There is no magic solution to the damage that our use of energy inflicts on the earth’s climate, other than conservation. Every other strategy has its downside of unintended consequences. That includes the use of renewable generation technologies.
There is a growing push from US utilities to flatten out block or multi-tiered electricity rates to buffer themselves from losses from net metering. Obviously this is a smaller issue in Canada, including here in BC with our limited potential for distributed solar, but presumably the trend in rate design will tend to spill across jurisdictions, given the way that regulators and the experts they rely upon tend to drink each other’s bathwater.

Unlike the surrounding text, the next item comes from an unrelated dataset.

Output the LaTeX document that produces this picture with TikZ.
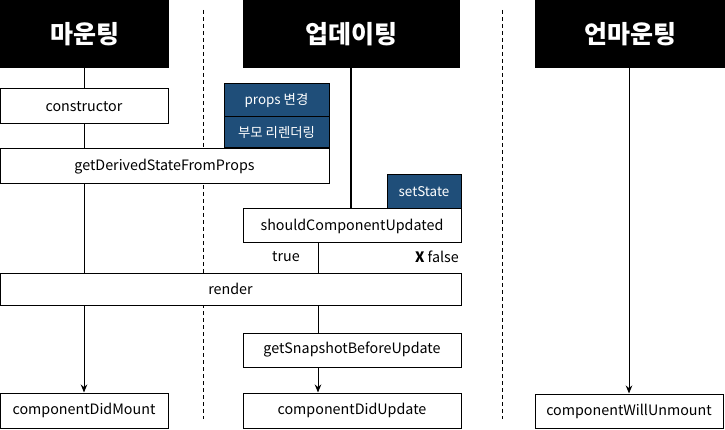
\documentclass[tikz,border=0pt]{standalone}
\usepackage{fontspec}
\setmainfont{Noto Sans CJK KR}
\usetikzlibrary{arrows.meta}
\definecolor{navy}{HTML}{1F4E79}
\tikzset{
  hdr/.style={fill=black, text=white, inner sep=0pt, font=\fontsize{25}{28}\selectfont\bfseries},
  box/.style={draw=black, line width=1pt, fill=white, inner sep=0pt, font=\fontsize{14.3}{17}\selectfont},
  bluebox/.style={draw=black, line width=1pt, fill=navy, text=white, inner sep=0pt, font=\fontsize{13.4}{16}\selectfont},
  conn/.style={draw=black, line width=1pt},
  arr/.style={conn, -{Stealth[length=8pt,width=6.5pt]}},
  sep/.style={draw=black, line width=1pt, dash pattern=on 4pt off 3pt},
  lbl/.style={inner sep=0pt, font=\fontsize{14.3}{17}\selectfont}
}
\begin{document}
\begin{tikzpicture}[x=1pt,y=-1pt]
\useasboundingbox (0,0) rectangle (725,430);
% separators
\coordinate (s1a) at (203,10); \coordinate (s1b) at (203,419);
\coordinate (s2a) at (502,10); \coordinate (s2b) at (502,419);
\draw[sep] (s1a) -- (s1b);
\draw[sep] (s2a) -- (s2b);
% headers
\node[hdr, minimum width=169pt, minimum height=68pt] (hm) at (84.5,34) {마운팅};
\node[hdr, minimum width=217pt, minimum height=68pt] (hu) at (351.5,34) {업데이팅};
\node[hdr, minimum width=190pt, minimum height=68pt] (hn) at (630,34) {언마운팅};
% x guides
\coordinate (xm) at (84,0);
\coordinate (xu) at (351,0);
\coordinate (xt) at (318,0);
\coordinate (xn) at (629,0);
\coordinate (mb) at (84,290);
% mounting column connector (behind boxes)
\draw[conn] (hm.south -| xm) -- (mb);
% boxes
\node[box, minimum width=168pt, minimum height=35pt] (ctor) at (84,106.5) {constructor};
\node[box, minimum width=329pt, minimum height=35pt] (gdsfp) at (164.5,166.5) {getDerivedStateFromProps};
\node[bluebox, minimum width=105pt, minimum height=33pt] (props) at (276.5,100.5) {props 변경};
\node[bluebox, minimum width=105pt, minimum height=31pt] (parent) at (276.5,132.5) {부모 리렌더링};
\node[bluebox, minimum width=74pt, minimum height=34pt] (setstate) at (424,192) {setState};
\node[box, minimum width=218pt, minimum height=34pt] (scu) at (352,226) {shouldComponentUpdated};
\node[box, minimum width=461pt, minimum height=32pt] (render) at (230.5,289) {render};
\node[box, minimum width=218pt, minimum height=34pt] (gsbu) at (352,350) {getSnapshotBeforeUpdate};
\node[box, minimum width=218pt, minimum height=35pt] (cdu) at (352,410.5) {componentDidUpdate};
\node[box, minimum width=168pt, minimum height=35pt] (cdm) at (84,410.5) {componentDidMount};
\node[box, minimum width=188pt, minimum height=34pt] (cwu) at (629,411) {componentWillUnmount};
% mounting arrow
\draw[arr] (render.south -| xm) -- (cdm.north -| xm);
% updating connectors
\draw[draw=black, line width=2pt] (hu.south -| xu) -- (scu.north -| xu);
\draw[conn] (scu.south -| xt) -- (render.north -| xt);
\draw[conn] (render.south -| xt) -- (gsbu.north -| xt);
\draw[arr] (gsbu.south -| xt) -- (cdu.north -| xt);
% unmount
\draw[arr] (hn.south -| xn) -- (cwu.north -| xn);
% labels
\node[lbl] (ltrue) at (286,257) {true};
\node[lbl, anchor=east] (lfalse) at (459,257) {\textbf{X} false};
\end{tikzpicture}
\end{document}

Here’s an interesting article by an American academic describing the problem.
If you haven’t read it already, I highly recommend the linked article in Der Spiegel about the problems stemming from Germany’s extreme deregulation of renewable generation (aka “feed-in tariff”). This has been disguised as a politically progressive concept.

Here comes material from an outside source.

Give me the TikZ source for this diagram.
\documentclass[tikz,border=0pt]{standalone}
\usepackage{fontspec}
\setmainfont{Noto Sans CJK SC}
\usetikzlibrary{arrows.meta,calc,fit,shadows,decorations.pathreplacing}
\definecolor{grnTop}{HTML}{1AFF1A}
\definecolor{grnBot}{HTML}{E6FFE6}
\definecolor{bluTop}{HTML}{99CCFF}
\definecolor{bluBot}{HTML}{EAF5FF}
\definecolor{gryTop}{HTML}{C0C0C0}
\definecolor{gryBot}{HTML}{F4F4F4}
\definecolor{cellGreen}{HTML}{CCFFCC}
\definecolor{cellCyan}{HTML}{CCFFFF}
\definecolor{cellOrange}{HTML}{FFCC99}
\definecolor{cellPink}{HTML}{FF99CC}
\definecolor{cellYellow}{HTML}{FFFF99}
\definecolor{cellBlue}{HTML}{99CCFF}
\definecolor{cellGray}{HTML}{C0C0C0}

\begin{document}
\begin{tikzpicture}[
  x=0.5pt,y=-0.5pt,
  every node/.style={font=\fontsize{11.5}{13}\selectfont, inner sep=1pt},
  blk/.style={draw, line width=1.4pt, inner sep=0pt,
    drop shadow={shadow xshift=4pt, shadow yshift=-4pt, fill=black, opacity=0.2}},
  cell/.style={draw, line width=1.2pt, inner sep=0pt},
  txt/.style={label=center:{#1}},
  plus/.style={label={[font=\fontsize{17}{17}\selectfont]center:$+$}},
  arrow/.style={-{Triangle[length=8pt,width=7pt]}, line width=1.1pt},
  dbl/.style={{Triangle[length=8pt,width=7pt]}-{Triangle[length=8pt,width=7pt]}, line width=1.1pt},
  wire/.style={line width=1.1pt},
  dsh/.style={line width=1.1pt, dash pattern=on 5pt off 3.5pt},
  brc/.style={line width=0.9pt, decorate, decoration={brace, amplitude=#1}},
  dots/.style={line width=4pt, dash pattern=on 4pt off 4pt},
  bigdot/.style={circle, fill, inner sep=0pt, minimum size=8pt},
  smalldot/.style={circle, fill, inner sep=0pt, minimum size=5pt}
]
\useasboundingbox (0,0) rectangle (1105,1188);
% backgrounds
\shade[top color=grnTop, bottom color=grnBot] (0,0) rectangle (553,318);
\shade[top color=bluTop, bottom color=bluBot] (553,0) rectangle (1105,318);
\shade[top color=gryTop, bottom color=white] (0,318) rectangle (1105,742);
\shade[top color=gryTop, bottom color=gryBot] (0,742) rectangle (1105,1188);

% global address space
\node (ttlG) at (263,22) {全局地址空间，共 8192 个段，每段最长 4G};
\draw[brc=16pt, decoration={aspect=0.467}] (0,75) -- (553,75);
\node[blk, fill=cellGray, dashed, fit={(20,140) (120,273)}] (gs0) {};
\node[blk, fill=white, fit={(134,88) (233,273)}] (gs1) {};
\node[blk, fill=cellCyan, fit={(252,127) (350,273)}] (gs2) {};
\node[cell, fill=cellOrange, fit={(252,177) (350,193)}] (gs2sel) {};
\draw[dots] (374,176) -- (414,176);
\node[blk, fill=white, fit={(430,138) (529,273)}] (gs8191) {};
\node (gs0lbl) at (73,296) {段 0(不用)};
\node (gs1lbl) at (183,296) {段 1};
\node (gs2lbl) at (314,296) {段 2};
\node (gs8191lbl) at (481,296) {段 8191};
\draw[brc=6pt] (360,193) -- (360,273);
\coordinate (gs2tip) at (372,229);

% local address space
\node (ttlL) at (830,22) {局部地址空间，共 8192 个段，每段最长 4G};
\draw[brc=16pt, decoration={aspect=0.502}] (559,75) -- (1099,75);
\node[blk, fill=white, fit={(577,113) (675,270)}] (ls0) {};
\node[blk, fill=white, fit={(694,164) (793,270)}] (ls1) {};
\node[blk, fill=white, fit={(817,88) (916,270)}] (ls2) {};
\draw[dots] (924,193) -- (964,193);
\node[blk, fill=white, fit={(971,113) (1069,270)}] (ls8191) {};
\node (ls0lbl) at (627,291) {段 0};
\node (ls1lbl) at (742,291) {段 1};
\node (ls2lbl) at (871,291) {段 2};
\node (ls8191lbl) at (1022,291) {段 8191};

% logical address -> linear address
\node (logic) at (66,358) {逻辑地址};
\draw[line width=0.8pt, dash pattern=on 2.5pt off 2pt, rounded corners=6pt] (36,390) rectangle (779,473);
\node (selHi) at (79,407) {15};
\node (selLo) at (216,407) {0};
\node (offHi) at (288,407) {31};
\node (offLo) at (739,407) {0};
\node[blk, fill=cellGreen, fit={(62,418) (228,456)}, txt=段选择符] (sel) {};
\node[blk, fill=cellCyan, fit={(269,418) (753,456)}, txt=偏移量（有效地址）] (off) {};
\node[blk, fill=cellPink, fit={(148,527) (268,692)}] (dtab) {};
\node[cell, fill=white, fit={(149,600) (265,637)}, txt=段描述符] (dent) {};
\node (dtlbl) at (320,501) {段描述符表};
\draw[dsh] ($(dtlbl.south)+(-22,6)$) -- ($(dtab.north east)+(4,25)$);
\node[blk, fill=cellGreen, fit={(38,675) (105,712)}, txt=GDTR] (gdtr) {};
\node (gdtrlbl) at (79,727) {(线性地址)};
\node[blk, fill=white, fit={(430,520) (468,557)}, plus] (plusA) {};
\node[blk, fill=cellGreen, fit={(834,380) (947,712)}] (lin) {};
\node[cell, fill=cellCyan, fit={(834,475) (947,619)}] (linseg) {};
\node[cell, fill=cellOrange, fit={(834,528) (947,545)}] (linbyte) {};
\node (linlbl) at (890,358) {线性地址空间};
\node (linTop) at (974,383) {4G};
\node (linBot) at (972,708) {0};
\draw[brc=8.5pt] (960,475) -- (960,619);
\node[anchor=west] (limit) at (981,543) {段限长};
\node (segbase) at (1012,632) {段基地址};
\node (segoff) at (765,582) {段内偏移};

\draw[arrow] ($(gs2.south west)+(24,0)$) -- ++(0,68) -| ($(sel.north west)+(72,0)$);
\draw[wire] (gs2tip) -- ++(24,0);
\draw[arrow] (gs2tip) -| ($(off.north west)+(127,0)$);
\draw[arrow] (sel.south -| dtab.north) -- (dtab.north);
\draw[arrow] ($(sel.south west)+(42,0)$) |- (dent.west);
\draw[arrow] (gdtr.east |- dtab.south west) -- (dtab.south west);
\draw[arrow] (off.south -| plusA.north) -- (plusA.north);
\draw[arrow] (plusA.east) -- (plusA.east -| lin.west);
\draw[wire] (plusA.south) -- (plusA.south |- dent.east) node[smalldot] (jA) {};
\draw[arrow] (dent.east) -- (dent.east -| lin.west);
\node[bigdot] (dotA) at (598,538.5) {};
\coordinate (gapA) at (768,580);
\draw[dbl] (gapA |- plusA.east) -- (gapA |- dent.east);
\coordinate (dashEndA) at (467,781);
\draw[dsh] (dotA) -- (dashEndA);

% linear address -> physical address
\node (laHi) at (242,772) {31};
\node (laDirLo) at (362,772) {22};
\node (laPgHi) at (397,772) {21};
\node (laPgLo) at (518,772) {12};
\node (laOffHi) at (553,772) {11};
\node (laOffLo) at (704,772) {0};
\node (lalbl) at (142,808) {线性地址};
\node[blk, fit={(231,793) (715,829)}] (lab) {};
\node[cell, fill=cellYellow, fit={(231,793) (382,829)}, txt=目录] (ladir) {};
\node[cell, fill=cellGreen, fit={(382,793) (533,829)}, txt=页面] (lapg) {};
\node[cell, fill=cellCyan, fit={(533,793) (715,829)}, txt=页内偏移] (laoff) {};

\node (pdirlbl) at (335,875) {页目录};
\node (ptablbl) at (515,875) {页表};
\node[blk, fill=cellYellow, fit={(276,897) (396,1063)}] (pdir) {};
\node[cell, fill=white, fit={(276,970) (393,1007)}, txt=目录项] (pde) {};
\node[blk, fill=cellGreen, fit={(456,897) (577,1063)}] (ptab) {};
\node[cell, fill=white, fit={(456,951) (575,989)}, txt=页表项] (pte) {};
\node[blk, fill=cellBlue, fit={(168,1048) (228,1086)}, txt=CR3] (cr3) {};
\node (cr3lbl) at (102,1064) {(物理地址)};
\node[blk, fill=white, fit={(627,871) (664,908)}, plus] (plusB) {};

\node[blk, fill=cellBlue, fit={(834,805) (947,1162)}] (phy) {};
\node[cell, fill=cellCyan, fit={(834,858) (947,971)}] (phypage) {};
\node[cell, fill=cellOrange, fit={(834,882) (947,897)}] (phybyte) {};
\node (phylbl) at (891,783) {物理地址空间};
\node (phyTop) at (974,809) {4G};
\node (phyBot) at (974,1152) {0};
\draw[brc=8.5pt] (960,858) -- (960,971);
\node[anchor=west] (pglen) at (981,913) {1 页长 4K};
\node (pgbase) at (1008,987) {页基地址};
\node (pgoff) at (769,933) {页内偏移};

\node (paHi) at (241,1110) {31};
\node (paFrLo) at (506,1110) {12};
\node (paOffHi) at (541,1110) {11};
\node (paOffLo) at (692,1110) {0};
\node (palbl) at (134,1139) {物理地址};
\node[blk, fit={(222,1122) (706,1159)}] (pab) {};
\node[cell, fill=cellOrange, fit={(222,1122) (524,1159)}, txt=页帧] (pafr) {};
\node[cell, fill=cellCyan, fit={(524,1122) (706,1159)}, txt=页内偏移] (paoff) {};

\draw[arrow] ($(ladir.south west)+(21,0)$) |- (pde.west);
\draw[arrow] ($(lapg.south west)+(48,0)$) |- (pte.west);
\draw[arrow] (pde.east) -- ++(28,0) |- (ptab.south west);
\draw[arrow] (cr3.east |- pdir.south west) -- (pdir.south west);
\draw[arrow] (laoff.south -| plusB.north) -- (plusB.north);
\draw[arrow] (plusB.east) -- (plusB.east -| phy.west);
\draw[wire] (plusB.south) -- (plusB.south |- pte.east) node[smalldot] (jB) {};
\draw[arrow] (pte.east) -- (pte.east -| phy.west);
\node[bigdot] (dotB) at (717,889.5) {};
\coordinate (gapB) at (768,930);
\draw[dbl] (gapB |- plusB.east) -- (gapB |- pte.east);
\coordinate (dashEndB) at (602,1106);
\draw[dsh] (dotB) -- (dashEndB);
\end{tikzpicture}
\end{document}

There is a hidden carbon content in solar/wind/etc. That is the increased need for dispatchable (mainly thermal) generation that can be cranked up or down at will to fill the gaps when the wind stops blowing or the sun stops shining, to “firm up” the flow of electricity through the system. The very inefficient way these thermal plants have to run, constantly revving up and down with fluctuations in renewable supply, makes their emissions far worse than if they were running more constantly.

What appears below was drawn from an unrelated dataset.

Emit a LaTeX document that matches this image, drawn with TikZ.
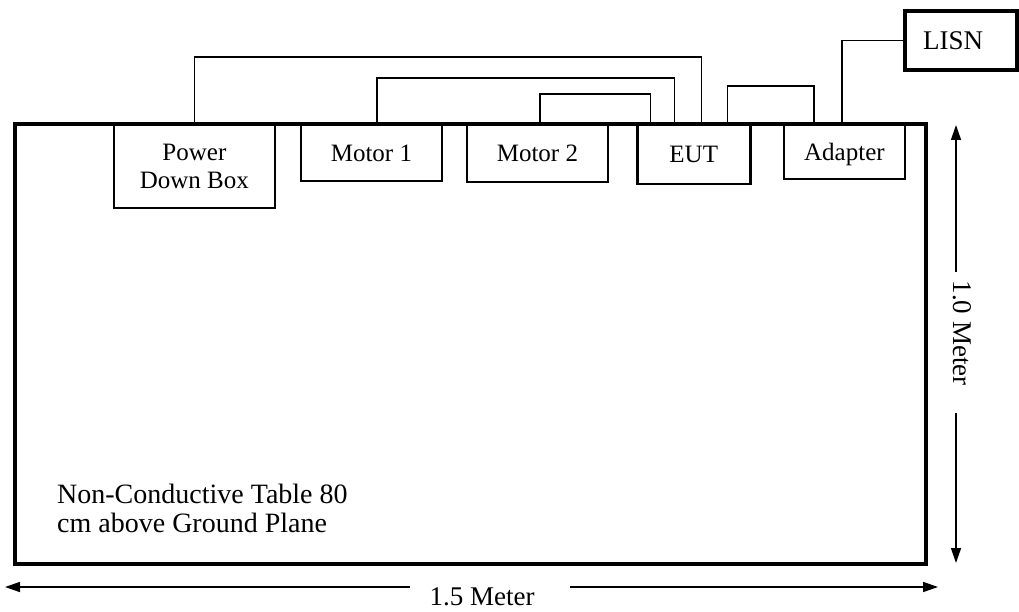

The German feed-in tariff has magnified this problem enormously because of its destruction of the planning process for the development of the grid. Anyone who wants to can add a photo-voltaic generator, wind turbine, or whatever, and the system has no choice but to absorb it and smooth out the peaks and troughs that result from the intermittency of these sources of supply. They also produce extreme distortions in cost, including negative pricing of electricity (where the utility and its customers have to pay someone else to take surplus power off their hands. Intermittent “green” power can be a serious financial liability). This is increasing the rate of “energy poverty” – households whose ability to meet their cost of food, shelter and other necessities is put at risk because of soaring energy costs.
The net impact of the feed-in tariff has actually been an increase in GHG emissions from electrical generation in Germany, while impoverishing consumers in favour of IPPs.